Hansen and Karn Sophia Miller, born June 6, 1869 at American Fork, Utah. Was married October 11, 1890. They lived in American Fork, Utah, until in 1904 when they moved to Idaho where Mr. Burgess had filed on a homestead June 6, 1904.

When Mr. Burgess and his family came here, the railroad went only as far as Minidoka. They crossed the Snake River on a ferry boat at Howell’s Ferry. They went on to Albion, Idaho, where they lived until a log house could be built on their homestead. This was the first house built in View excepting the ones at Lunch Creek. As they had to live so much time on their homesteads, they alternated living in View and Albion until 1908. As there was no way to make a living on their farm with no water and also no school for the children, they spent a good share of the time in Albion for the children to go to school. Mr. Burgess worked on farms in Aibion, hauling wood to the Normal School and also worked some in Burley. It is said that he did the first plowing that was done in Burley. He did this to make a living, to get tools to farm with, and to educate his family.

In 1908 they moved onto their farm for the last time. The canals were being built at that time and he could stay at home and work on them. When the water was turned into the canals in 1909 and the people began to farm, the rabbits became so bad that it looked like they would drive the settlers out. But these pioneers did not come here to be driven out, so they banded together, built corrals of net wire and would have rabbit drives. The people--men, women and children--would form a large circle, two or three miles from these corrals and drive the rabbits with clubs. Often they would kill as many as 2,000 to 3,000 at one drive. 2500 were killed at one of the drives.

At night after these drives they would hold dances in View.

Mr. and Mrs. Burgess were active in religious and civic affairs. Mr. Burgess was very active in bringing the pipe line water to View.

He and his brother, Joseph C. Burgess, were partners with Alex and Frank Wrigley in a steam threshing Machine that did most of the threshing in the community for several years. This same engine was used in Lunch Creek Canyon as power to run a saw mill there to make lumber which was used to make houses, barns etc. Mr.
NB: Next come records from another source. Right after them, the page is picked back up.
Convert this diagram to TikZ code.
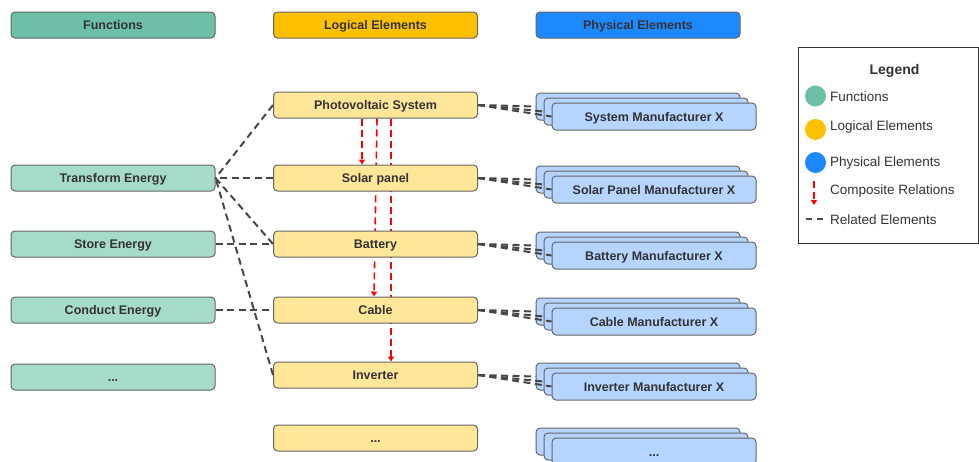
\documentclass[tikz,border=0pt]{standalone}
\usepackage{fontspec}
\setmainfont{Liberation Sans}
\usetikzlibrary{positioning,arrows.meta,backgrounds}

\definecolor{funcdark}{HTML}{6DBFA8}
\definecolor{funclight}{HTML}{A6DBCB}
\definecolor{logdark}{HTML}{FFC000}
\definecolor{loglight}{HTML}{FFE699}
\definecolor{physdark}{HTML}{1E88FF}
\definecolor{physlight}{HTML}{B5D4FF}
\definecolor{txt}{HTML}{333333}
\definecolor{edge}{HTML}{666666}

\newcommand{\moredots}{...}

\tikzset{
	elbox/.style={draw=edge, line width=1pt, rounded corners=4pt, minimum width=204pt, minimum height=26pt, inner sep=0pt, text height=9pt, text depth=0pt, text=txt, font=\fontsize{12.5}{14}\selectfont\bfseries},
	func/.style={elbox, fill=funclight},
	logic/.style={elbox, fill=loglight},
	phys/.style={elbox, fill=physlight, minimum height=27pt},
	related/.style={draw=black!72, line width=2pt, dash pattern=on 7pt off 4.5pt},
	composite/.style={draw=red, line width=1.6pt, dash pattern=on 7pt off 4pt, -{Triangle[width=6pt,length=5pt]}},
	legtext/.style={anchor=west, inner sep=0pt, text=txt, font=\fontsize{13.5}{15}\selectfont},
	legdot/.style={circle, minimum size=21pt, inner sep=0pt}
}

\begin{document}
\begin{tikzpicture}[x=1pt,y=-1pt]
			\useasboundingbox (0,0) rectangle (979,461);
			
			%%headers%%
			\node[elbox, fill=funcdark] (hFunc) at (113,25) {Functions};
			\node[elbox, fill=logdark] (hLog) at (375.5,25) {Logical Elements};
			\node[elbox, fill=physdark] (hPhys) at (638,25) {Physical Elements};
			
			%%functions%%
			\node[func] (fTrans) at (113,178) {Transform Energy};
			\node[func] (fStore) at (113,244) {Store Energy};
			\node[func] (fCond) at (113,310) {Conduct Energy};
			\node[func] (fMore) at (113,377) {\moredots};
			
			%%logical elements%%
			\node[logic] (lPV) at (375.5,105) {Photovoltaic System};
			\node[logic] (lSolar) at (375.5,178) {Solar panel};
			\node[logic] (lBat) at (375.5,244) {Battery};
			\node[logic] (lCable) at (375.5,310) {Cable};
			\node[logic] (lInv) at (375.5,375) {Inverter};
			\node[logic] (lMore) at (375.5,438) {\moredots};
			
			%%physical elements, three stacked boxes each%%
			\foreach \nm/\y/\txt in {Sys/106.5/System Manufacturer X, Solar/179.5/Solar Panel Manufacturer X, Bat/245.5/Battery Manufacturer X, Cable/311.5/Cable Manufacturer X, Inv/376.5/Inverter Manufacturer X, More/441.5/\moredots}{
				\node[phys] (p\nm1) at (638,\y) {};
				\node[phys] (p\nm2) at (646,\y+5) {};
				\node[phys] (p\nm3) at (654,\y+10) {\txt};
			}
			
			%%composite relations, behind the boxes%%
			\begin{scope}[on background layer]
				\draw[composite] ([xshift=-13.5pt]lPV.south) -- ([xshift=-13.5pt]lSolar.north);
				\draw[composite] ([xshift=1.5pt]lPV.south) -- ([xshift=-1.5pt]lCable.north);
				\draw[composite] ([xshift=15.5pt]lPV.south) -- ([xshift=15.5pt]lInv.north);
			\end{scope}
			
			%%related elements%%
			\draw[related] (lPV.west) -- (fTrans.east);
			\draw[related] (lSolar.west) -- (fTrans.east);
			\draw[related] (lBat.west) -- (fTrans.east);
			\draw[related] (lInv.west) -- (fTrans.east);
			\draw[related] (fStore.east) -- (lBat.west);
			\draw[related] (fCond.east) -- (lCable.west);
			
			\foreach \l/\p in {lPV/pSys, lSolar/pSolar, lBat/pBat, lCable/pCable, lInv/pInv}
				\foreach \k in {1,2,3}
					\draw[related] (\l.east) -- (\p\k.west);
			
			%%legend%%
			\draw[draw=txt, line width=0.8pt] (798,47) rectangle (978.5,243);
			\node[text=txt, font=\fontsize{14}{16}\selectfont\bfseries] (legTitle) at (894.5,71) {Legend};
			\node[legdot, fill=funcdark] (dFunc) at (815.5,96) {};
			\node[legdot, fill=logdark] (dLog) at (815.5,129.5) {};
			\node[legdot, fill=physdark] (dPhys) at (815.5,162.5) {};
			\node[legtext] (tFunc) at (830,96.5) {Functions};
			\node[legtext] (tLog) at (830,127.5) {Logical Elements};
			\node[legtext] (tPhys) at (830,163.5) {Physical Elements};
			\node[legtext] (tComp) at (830,191.5) {Composite Relations};
			\node[legtext] (tRel) at (830,219.5) {Related Elements};
			\coordinate (cmpA) at (814,181);
			\coordinate (cmpB) at (814,205);
			\draw[composite] (cmpA) -- (cmpB);
			\coordinate (relA) at (806,219);
			\coordinate (relB) at (824,219);
			\draw[related, dash pattern=on 6pt off 5pt] (relA) -- (relB);
\end{tikzpicture}
\end{document}
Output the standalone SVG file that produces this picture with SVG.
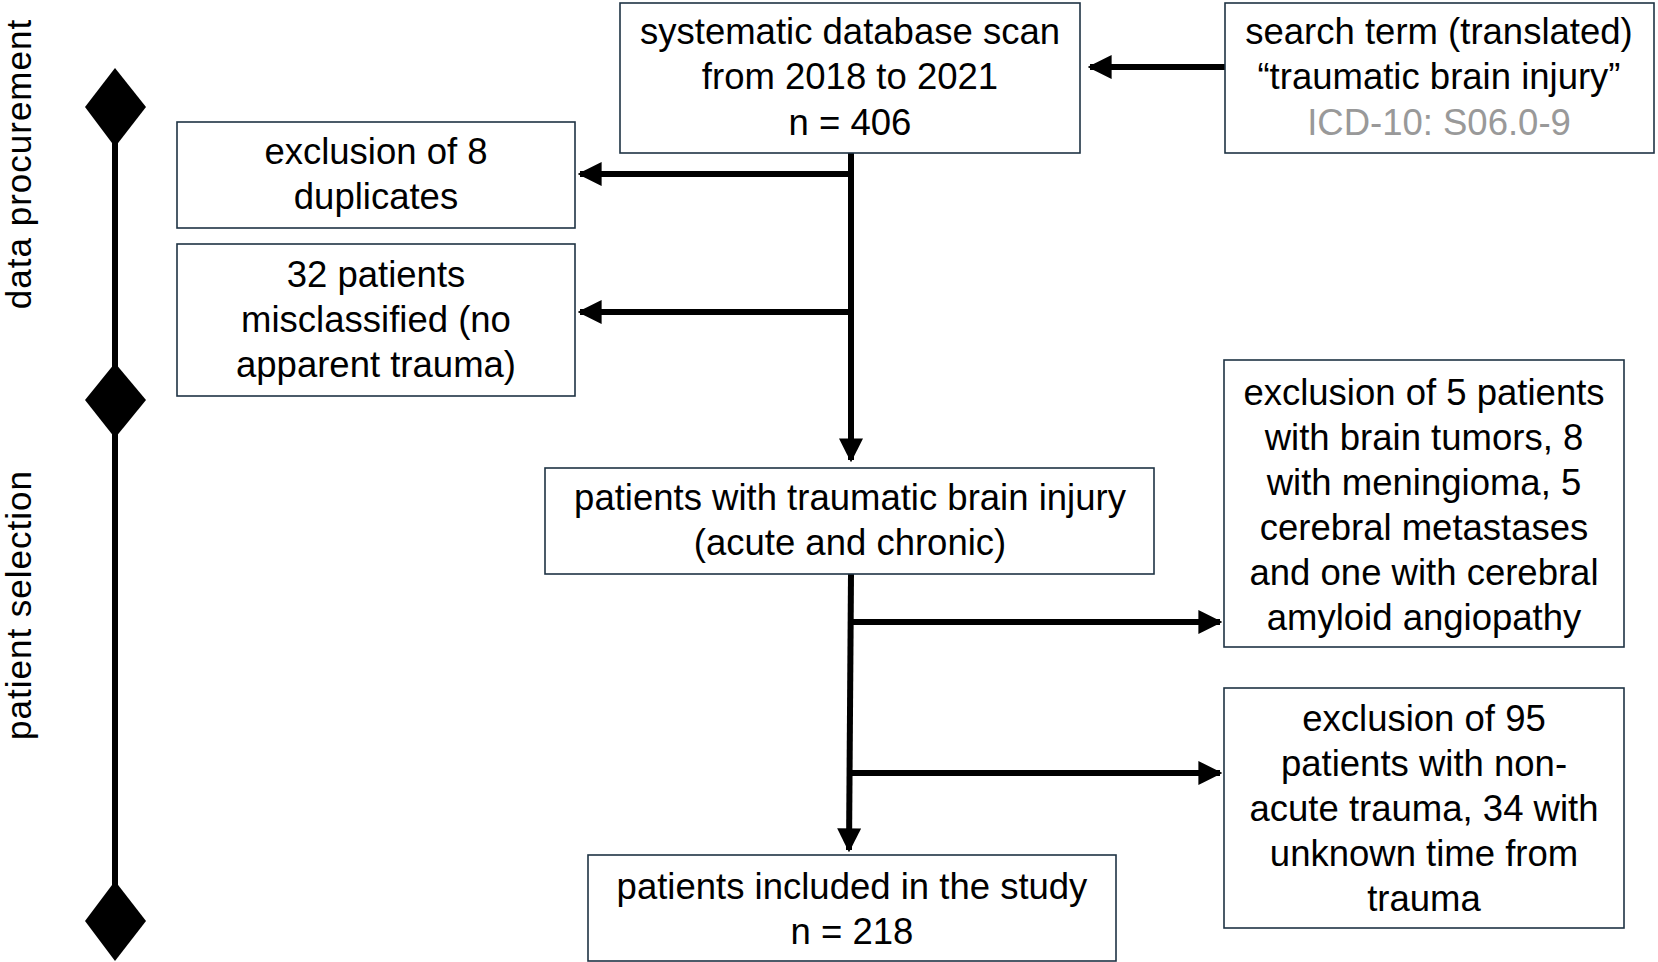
<svg xmlns="http://www.w3.org/2000/svg" width="1658" height="962" viewBox="0 0 1658 962">
<style>
.box{fill:#fff;stroke:#1f3344;stroke-width:1.6}
text{font-family:"Liberation Sans",Arial,sans-serif;font-size:36.5px;fill:#000;text-anchor:middle}
.side{font-size:35px;letter-spacing:1px}
.c{stroke:#000;stroke-width:6;fill:none}
</style>
<defs>
<marker id="ah" viewBox="0 0 10 10" refX="9" refY="5" markerWidth="4" markerHeight="4" orient="auto" markerUnits="strokeWidth"><path d="M0,0 L10,5 L0,10 z" fill="#000"/></marker>
</defs>
<g id="timeline">
<line x1="115" y1="100" x2="115" y2="920" stroke="#000" stroke-width="6"/>
<polygon points="115,68 146,107 115,147 85,107" fill="#000"/>
<polygon points="115,363 146,400 115,438 85,400" fill="#000"/>
<polygon points="115,881 146,921 115,961 85,921" fill="#000"/>
<text class="side" transform="translate(31,164) rotate(-90)">data procurement</text>
<text class="side" transform="translate(31,605) rotate(-90)">patient selection</text>
</g>
<g id="connectors">
<line class="c" x1="1225" y1="67" x2="1090" y2="67" marker-end="url(#ah)"/>
<line class="c" x1="851" y1="153" x2="851" y2="460" marker-end="url(#ah)"/>
<line class="c" x1="851" y1="174" x2="580" y2="174" marker-end="url(#ah)"/>
<line class="c" x1="851" y1="312" x2="580" y2="312" marker-end="url(#ah)"/>
<line class="c" x1="851" y1="574" x2="849" y2="850" marker-end="url(#ah)"/>
<line class="c" x1="851" y1="622" x2="1220" y2="622" marker-end="url(#ah)"/>
<line class="c" x1="851" y1="773" x2="1220" y2="773" marker-end="url(#ah)"/>
</g>
<g id="scan"><rect class="box" x="620" y="3" width="460" height="150"/>
<text x="850" y="44">systematic database scan</text><text x="850" y="89">from 2018 to 2021</text><text x="850" y="135">n = 406</text></g>
<g id="search"><rect class="box" x="1225" y="3" width="429" height="150"/>
<text x="1439" y="44">search term (translated)</text><text x="1439" y="89">“traumatic brain injury”</text><text x="1439" y="135" style="fill:#999">ICD-10: S06.0-9</text></g>
<g id="dup"><rect class="box" x="177" y="122" width="398" height="106"/>
<text x="376" y="164">exclusion of 8</text><text x="376" y="209">duplicates</text></g>
<g id="miscl"><rect class="box" x="177" y="244" width="398" height="152"/>
<text x="376" y="287">32 patients</text><text x="376" y="332">misclassified (no</text><text x="376" y="377">apparent trauma)</text></g>
<g id="tbi"><rect class="box" x="545" y="468" width="609" height="106"/>
<text x="850" y="510">patients with traumatic brain injury</text><text x="850" y="555">(acute and chronic)</text></g>
<g id="excl5"><rect class="box" x="1224" y="360" width="400" height="287"/>
<text x="1424" y="405">exclusion of 5 patients</text><text x="1424" y="450">with brain tumors, 8</text><text x="1424" y="495">with meningioma, 5</text><text x="1424" y="540">cerebral metastases</text><text x="1424" y="585">and one with cerebral</text><text x="1424" y="630">amyloid angiopathy</text></g>
<g id="excl95"><rect class="box" x="1224" y="688" width="400" height="240"/>
<text x="1424" y="731">exclusion of 95</text><text x="1424" y="776">patients with non-</text><text x="1424" y="821">acute trauma, 34 with</text><text x="1424" y="866">unknown time from</text><text x="1424" y="911">trauma</text></g>
<g id="included"><rect class="box" x="588" y="855" width="528" height="106"/>
<text x="852" y="899">patients included in the study</text><text x="852" y="944">n = 218</text></g>
</svg>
Burgess, his brother-in-law, Oscar Hansen, Joe Burgess and others also tried out mining just south of the old Albion Dugway. They did quite a lot of digging on an incline shaft and tunnels at the bottom. They would use a horse and bucket to draw the dirt and rocks out of the shaft. The boys, Leslie and Oscar, would lead or ride the horse. They found a small

vein of lead and silver which assayed very high but did not find enough to make the mine pay. He also had a blacksmith shop on his farm that was freely used by the community.

Mrs. Burgess was very active in the Ward, holding positions as: Treasurer of the Relief Society when the Ward was organized in 1910; was counselor in Primary and later as President, Sunday School teacher, Secretary in the Genealogical Committee. She was one with Emma Woods that the Daughter of the Utah Pioneers named the Chapter in this Ward viz. Sarah Emma Camp. She was a life member of the Genealogical Society of Utah and has done quite a bit of temple work in Logan and Salt Lake Temples.

She was one of the women that did a lot of nursing in this community; also in

Albion, Oakley, Burley and some in California, when she lived there a short time.

She helped the following doctors: Minter, Patterson, Craner and Cutler. In 1914 the

Relief Society asked her to take a course in Red Cross Nursing which she did and

received her Certificate. She assisted in bringing 58 babies into this world.

Their oldest son, Leslie, served in the first World War, and their second son. Oscar, filled a mission in Canada.

As some of the first pioneers of the Minidoka project the Burgesses watched it grow from a struggling land of a few settlers to a growing, thriving place to one of the best farming communities of the U. S. A.

Of all the first homesteaders in 1904, Mr. Burgess is the only one who kept his homestead and lived on it until he died. Although he spent a few winters in California with his sans, Leslie and Oscar, and although Mrs. Burgess died there on June 10, 1929, at Los Angeles, California. This was always their home. Mr. Burgess died in the Cottage hospital in Burley following an operation, June 2, 1946 at the age of 79.

They were respected and honored in this community, were honest and good neighbors, truly pioneers.